- **Task to carry out**: Each line from the top of the listing through the one holding "import * as" should be restated word for word, with nothing added and no pictures.

- **Data entries**:
::::::::::
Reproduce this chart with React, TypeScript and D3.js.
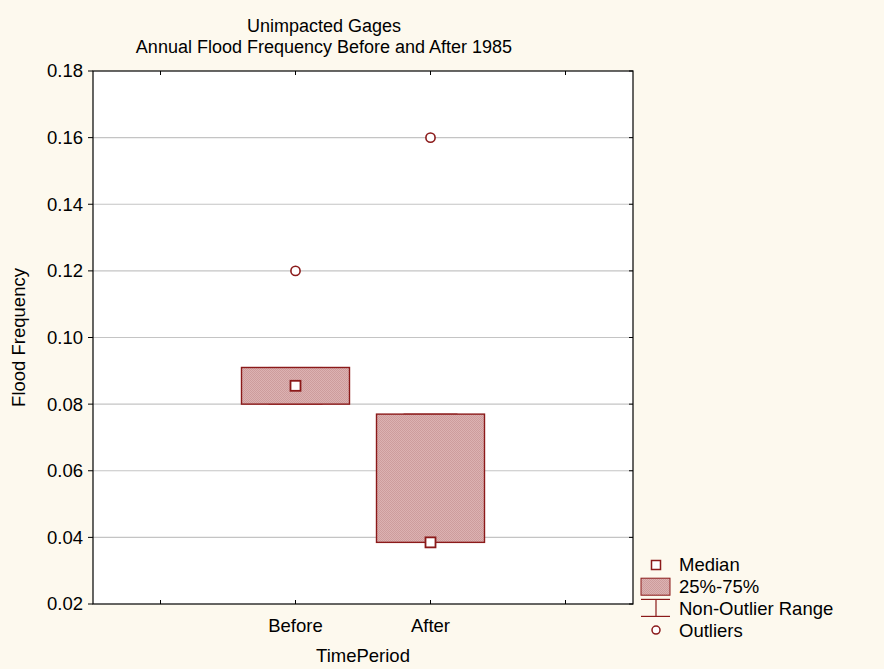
import React from "react";
import * as d3 from "d3";

// categories on the x axis (empty slots at both ends, like the original)
const slots = ["", "Before", "After", ""];
const groups = ["Before", "After"];
const q1 = [0.08, 0.0385];
const q3 = [0.091, 0.077];
const medians = [0.0855, 0.0385];
const whiskLo = [0.08, 0.0385];
const whiskHi = [0.091, 0.077];
const outliers = [
  { group: "Before", value: 0.12 },
  { group: "After", value: 0.16 },
];
const yTicks = [0.02, 0.04, 0.06, 0.08, 0.1, 0.12, 0.14, 0.16, 0.18];
const legendItems = ["Median", "25%-75%", "Non-Outlier Range", "Outliers"];

const W = 884;
const H = 669;
const left = 93;
const right = 633;
const top = 71;
const bottom = 604;
const red = "#8b1a1a";
const font = "Arial, 'Liberation Sans', sans-serif";
const fs = 18.5;

export default function App() {
  const x = d3.scalePoint<string>().domain(slots.map((s, i) => i + ":" + s)).range([left, right]).padding(0.5);
  const xOf = (g: string) => x(slots.indexOf(g) + ":" + g) as number;
  const y = d3.scaleLinear().domain([0.02, 0.18]).range([bottom, top]);
  const boxW = x.step() * 0.8;
  const fmt = d3.format(".2f");

  return (
    <svg width={W} height={H} style={{ position: "absolute", left: 0, top: 0 }} fontFamily={font}>
      <defs>
        <pattern id="dots" width="2" height="2" patternUnits="userSpaceOnUse">
          <rect width="2" height="2" fill="#dcb2b2" />
          <rect width="1" height="1" fill="#cd9c9c" />
          <rect x="1" y="1" width="1" height="1" fill="#cd9c9c" />
        </pattern>
      </defs>
      <rect width={W} height={H} fill="#fdf9ee" />
      <rect x={left} y={top} width={right - left} height={bottom - top} fill="#ffffff" />

      {/* grid lines */}
      {yTicks.slice(1, -1).map((t) => (
        <line key={t} x1={left} x2={right} y1={y(t)} y2={y(t)} stroke="#c4c4c4" strokeWidth={1.2} />
      ))}

      {/* boxes */}
      {groups.map((g, i) => {
        const cx = xOf(g);
        return (
          <g key={g}>
            <line x1={cx - boxW / 4} x2={cx + boxW / 4} y1={y(whiskLo[i])} y2={y(whiskLo[i])} stroke={red} />
            <line x1={cx - boxW / 4} x2={cx + boxW / 4} y1={y(whiskHi[i])} y2={y(whiskHi[i])} stroke={red} />
            <rect
              x={cx - boxW / 2}
              y={y(q3[i])}
              width={boxW}
              height={y(q1[i]) - y(q3[i])}
              fill="url(#dots)"
              stroke={red}
              strokeWidth={1.4}
            />
            <rect x={cx - 5} y={y(medians[i]) - 5} width={10} height={10} fill="#fff" stroke={red} strokeWidth={1.8} />
          </g>
        );
      })}

      {/* outliers */}
      {outliers.map((o) => (
        <circle key={o.group} cx={xOf(o.group)} cy={y(o.value)} r={4.6} fill="#fff" stroke={red} strokeWidth={1.6} />
      ))}

      {/* frame */}
      <rect x={left} y={top} width={right - left} height={bottom - top} fill="none" stroke="#000" strokeWidth={1.2} />

      {/* y axis */}
      {yTicks.map((t) => (
        <g key={t}>
          <line x1={left - 5} x2={left} y1={y(t)} y2={y(t)} stroke="#000" />
          <line x1={right - 4} x2={right} y1={y(t)} y2={y(t)} stroke="#000" />
          <text x={left - 10} y={y(t)} dy="0.35em" textAnchor="end" fontSize={fs}>
            {fmt(t)}
          </text>
        </g>
      ))}

      {/* x axis */}
      {slots.map((s, i) => {
        const px = x(i + ":" + s) as number;
        return (
          <g key={i}>
            <line x1={px} x2={px} y1={bottom} y2={bottom - 4} stroke="#000" />
            <line x1={px} x2={px} y1={top} y2={top + 4} stroke="#000" />
            <text x={px} y={632} textAnchor="middle" fontSize={fs}>
              {s}
            </text>
          </g>
        );
      })}

      <text x={(left + right) / 2} y={662} textAnchor="middle" fontSize={fs}>
        TimePeriod
      </text>
      <text transform={`translate(25,${(top + bottom) / 2}) rotate(-90)`} textAnchor="middle" fontSize={fs}>
        Flood Frequency
      </text>

      <text x={324} y={32} textAnchor="middle" fontSize={18}>
        Unimpacted Gages
      </text>
      <text x={324} y={53} textAnchor="middle" fontSize={18}>
        Annual Flood Frequency Before and After 1985
      </text>

      {/* legend */}
      {legendItems.map((label, i) => {
        const ly = 565 + i * 21.7;
        const mx = 656;
        return (
          <g key={label}>
            {i === 0 && <rect x={mx - 4.5} y={ly - 4.5} width={9} height={9} fill="#fff" stroke={red} strokeWidth={1.5} />}
            {i === 1 && <rect x={mx - 15} y={ly - 8.5} width={29} height={17} fill="url(#dots)" stroke={red} />}
            {i === 2 && (
              <g stroke={red} strokeWidth={1.2}>
                <line x1={mx - 15} x2={mx + 14} y1={ly - 9} y2={ly - 9} />
                <line x1={mx} x2={mx} y1={ly - 9} y2={ly + 8} />
                <line x1={mx - 15} x2={mx + 14} y1={ly + 8} y2={ly + 8} />
              </g>
            )}
            {i === 3 && <circle cx={mx} cy={ly} r={4} fill="#fff" stroke={red} strokeWidth={1.5} />}
            <text x={679} y={ly} dy="0.35em" fontSize={fs}>
              {label}
            </text>
          </g>
        );
      })}
    </svg>
  );
}
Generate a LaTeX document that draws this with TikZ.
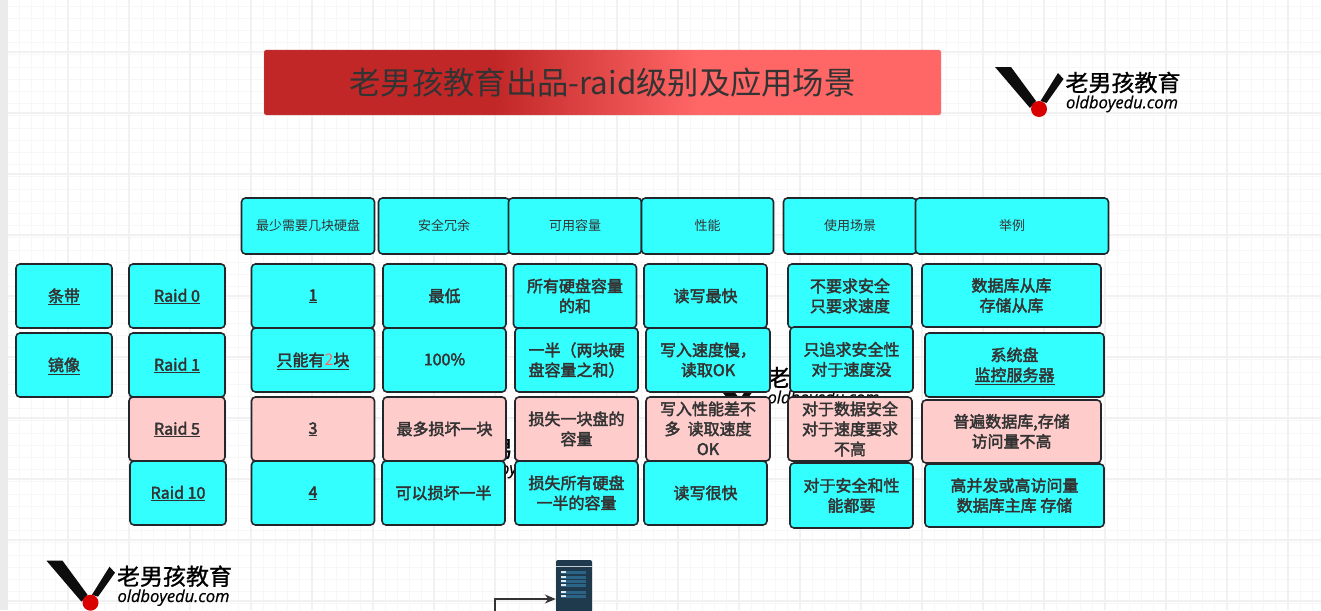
\documentclass[tikz,border=0pt]{standalone}
\usepackage{fontspec}
\setmainfont{Noto Sans CJK SC}
\newfontfamily\cellfont[FakeBold=2.5]{Noto Sans CJK SC}
\newfontfamily\logolatin[FakeBold=0.5]{Open Sans}
\newfontfamily\logocjk[FakeBold=1]{Noto Sans CJK SC}
\usepackage{xcolor}
\usetikzlibrary{positioning}
\usetikzlibrary{arrows.meta}
\definecolor{cellcyan}{HTML}{33FFFF}
\definecolor{cellpink}{HTML}{FFCCCC}
\definecolor{celledge}{HTML}{23272B}
\definecolor{celltext}{HTML}{333333}
\definecolor{titledark}{HTML}{C12727}
\definecolor{titlelight}{HTML}{FF6666}
\definecolor{gridminor}{HTML}{F7F7F7}
\definecolor{gridmajor}{HTML}{F1F1F1}
\definecolor{serverdark}{HTML}{1F3A4D}
\definecolor{serverrow}{HTML}{2C6488}
\pgfdeclarehorizontalshading{titlegrad}{100bp}{color(0bp)=(titledark); color(42bp)=(titledark); color(57bp)=(titlelight); color(100bp)=(titlelight)}
\tikzset{
    x=1pt, y=-1pt,
    cell/.style={ % Sets the properties for each table box
        draw=celledge,
        line width=1.6pt,
        rounded corners=4pt,
        fill=cellcyan,
        text=celltext,
        align=center,
        inner sep=1pt,
        outer sep=0pt,
        minimum width=123pt,
        minimum height=64pt,
        text depth=1.5pt,
        font=\cellfont\fontsize{16}{20}\selectfont
    },
    pinkcell/.style={cell, fill=cellpink},
    headcell/.style={cell, minimum height=56pt, font=\rmfamily\fontsize{13}{15}\selectfont},
    sidecell/.style={cell, minimum width=96pt},
    widecell/.style={cell, minimum width=179pt},
    logobrand/.pic={ % The logo, its origin is the top left of the V
        \fill[black!95] (0,0) -- (16,0) -- (41,34) -- (35,41) -- cycle;
        \fill[black!95] (63,6) -- (68.5,12) -- (51.5,36) -- (45.5,34) -- cycle;
        \fill[red!85!black] (44,42) circle (8);
        \node[inner sep=0pt, text=black, font=\logocjk\fontsize{23}{23}\selectfont] at (128,15.5) {老男孩教育};
        \node[inner sep=0pt, text=black, font=\logolatin\itshape\fontsize{16.5}{16}\selectfont] at (127,37) {oldboyedu.com};
    }
}
\begin{document}
\begin{tikzpicture}
    \clip (0,0) rectangle (1321,610);
    \fill[white] (0,0) rectangle (1321,610);
    % grid of the canvas
    \foreach \gx in {0,...,108} \draw[gridminor, line width=0.8pt] (7+12.2*\gx,0) -- (7+12.2*\gx,610);
    \foreach \gy in {0,...,50} \draw[gridminor, line width=0.8pt] (0,6+12.2*\gy) -- (1321,6+12.2*\gy);
    \foreach \gx in {0,...,21} \draw[gridmajor, line width=1.2pt] (7+61*\gx,0) -- (7+61*\gx,610);
    \foreach \gy in {0,...,9} \draw[gridmajor, line width=1.2pt] (0,52+61*\gy) -- (1321,52+61*\gy);
    \fill[black!8] (0,0) rectangle (7.5,610);

    % title
    \node[shade, shading=titlegrad, draw=black!25, densely dotted, rounded corners=2pt, minimum width=677pt, minimum height=65pt, text=celltext, font=\fontsize{31.3}{36}\selectfont] (title) at (602.5,82.5) {老男孩教育出品-raid级别及应用场景};

    % logos, two of them lie behind the table
    \pic at (995,67) {logobrand};
    \pic at (46.5,560.7) {logobrand};
    \pic at (696.5,362) {logobrand};
    \pic at (396.5,433) {logobrand};

    % table head
    \node[headcell, minimum width=133pt] (head1) at (308,226) {最少需要几块硬盘};
    \node[headcell, minimum width=131pt, right=4pt of head1] (head2) {安全冗余};
    \node[headcell, minimum width=133pt, right=-1pt of head2] (head3) {可用容量};
    \node[headcell, minimum width=132pt, right=0pt of head3] (head4) {性能};
    \node[headcell, minimum width=133pt, right=10pt of head4] (head5) {使用场景};
    \node[headcell, minimum width=193pt, right=-1pt of head5] (head6) {举例};

    % left columns
    \node[sidecell] (strip) at (64,296) {\underline{条带}};
    \node[sidecell, below=5pt of strip] (mirror) {\underline{镜像}};
    \node[sidecell] (raid0) at (177,296) {\underline{Raid 0}};
    \node[sidecell, below=5pt of raid0] (raid1) {\underline{Raid 1}};
    \node[sidecell, fill=cellpink, below=0pt of raid1] (raid5) {\underline{Raid 5}};
    \node[sidecell, below=0pt of raid5, xshift=1pt] (raid10) {\underline{Raid 10}};

    % disks
    \node[cell] (disk0) at (313,296) {\underline{1}};
    \node[cell, below=0pt of disk0] (disk1) {\underline{只能有{\rmfamily\color{titlelight}2}块}};
    \node[pinkcell, below=5pt of disk1] (disk5) {\underline{3}};
    \node[cell, below=0pt of disk5] (disk10) {\underline{4}};

    % safety
    \node[cell] (safe0) at (444.5,296) {最低};
    \node[cell, below=0pt of safe0] (safe1) {100\%};
    \node[pinkcell, below=5pt of safe1] (safe5) {最多损坏一块};
    \node[cell, below=0pt of safe5, xshift=-1pt] (safe10) {可以损坏一半};

    % capacity
    \node[cell] (size0) at (575,296) {所有硬盘容量\\的和};
    \node[cell, below=0pt of size0, xshift=1.5pt] (size1) {一半（两块硬\\盘容量之和）};
    \node[pinkcell, below=5pt of size1] (size5) {损失一块盘的\\容量};
    \node[cell, below=0pt of size5] (size10) {损失所有硬盘\\一半的容量};

    % speed
    \node[cell] (speed0) at (705.5,296) {读写最快};
    \node[cell, minimum width=124pt, below=0pt of speed0, xshift=2.5pt] (speed1) {写入速度慢，\\读取OK};
    \node[pinkcell, minimum width=124pt, below=5pt of speed1] (speed5) {写入性能差不\\多\ \ 读取速度\\OK};
    \node[cell, below=0pt of speed5, xshift=-2.5pt] (speed10) {读写很快};

    % usage
    \node[cell, minimum width=124pt] (use0) at (850,296) {不要求安全\\只要求速度};
    \node[cell, below=-1pt of use0, xshift=1.5pt, minimum height=65pt] (use1) {只追求安全性\\对于速度没};
    \node[pinkcell, minimum width=124pt, below=5pt of use1, xshift=-1.5pt] (use5) {对于数据安全\\对于速度要求\\不高};
    \node[cell, minimum height=65pt, below=2pt of use5, xshift=1.5pt] (use10) {对于安全和性\\能都要};

    % examples
    \node[widecell, minimum height=63pt] (case0) at (1011.5,295.5) {数据库从库\\存储从库};
    \node[widecell, below=6pt of case0, xshift=3pt] (case1) {系统盘\\\underline{监控服务器}};
    \node[pinkcell, minimum width=179pt, minimum height=63pt, below=3pt of case1, xshift=-3pt] (case5) {普遍数据库,存储\\访问量不高};
    \node[widecell, minimum height=63pt, below=1pt of case5, xshift=3pt] (case10) {高并发或高访问量\\数据库主库 存储};

    % server and its feed
    \node[draw=none, fill=serverdark, rounded corners=2pt, minimum width=36pt, minimum height=78pt, inner sep=0pt] (server) at (574,599) {};
    \draw[white!75!serverdark, line width=0.8pt] (556,566.5) -- (592,566.5);
    \foreach \ry in {572,577,581,585,592,596} {
        \fill[serverrow] (561,\ry-1.5) rectangle (586,\ry+1.5);
        \fill[white!85!serverrow] (561,\ry-0.7) rectangle (565.5,\ry+0.7);
    }
    \coordinate (feed) at (495,620);
    \draw[draw=celltext, line width=1.5pt, -{Stealth[length=11pt,width=9pt]}] (feed) |- (server);
\end{tikzpicture}
\end{document}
::::::::::
- **Full solution**:
Reproduce this chart with React, TypeScript and D3.js.
import React from "react";
import * as d3 from "d3";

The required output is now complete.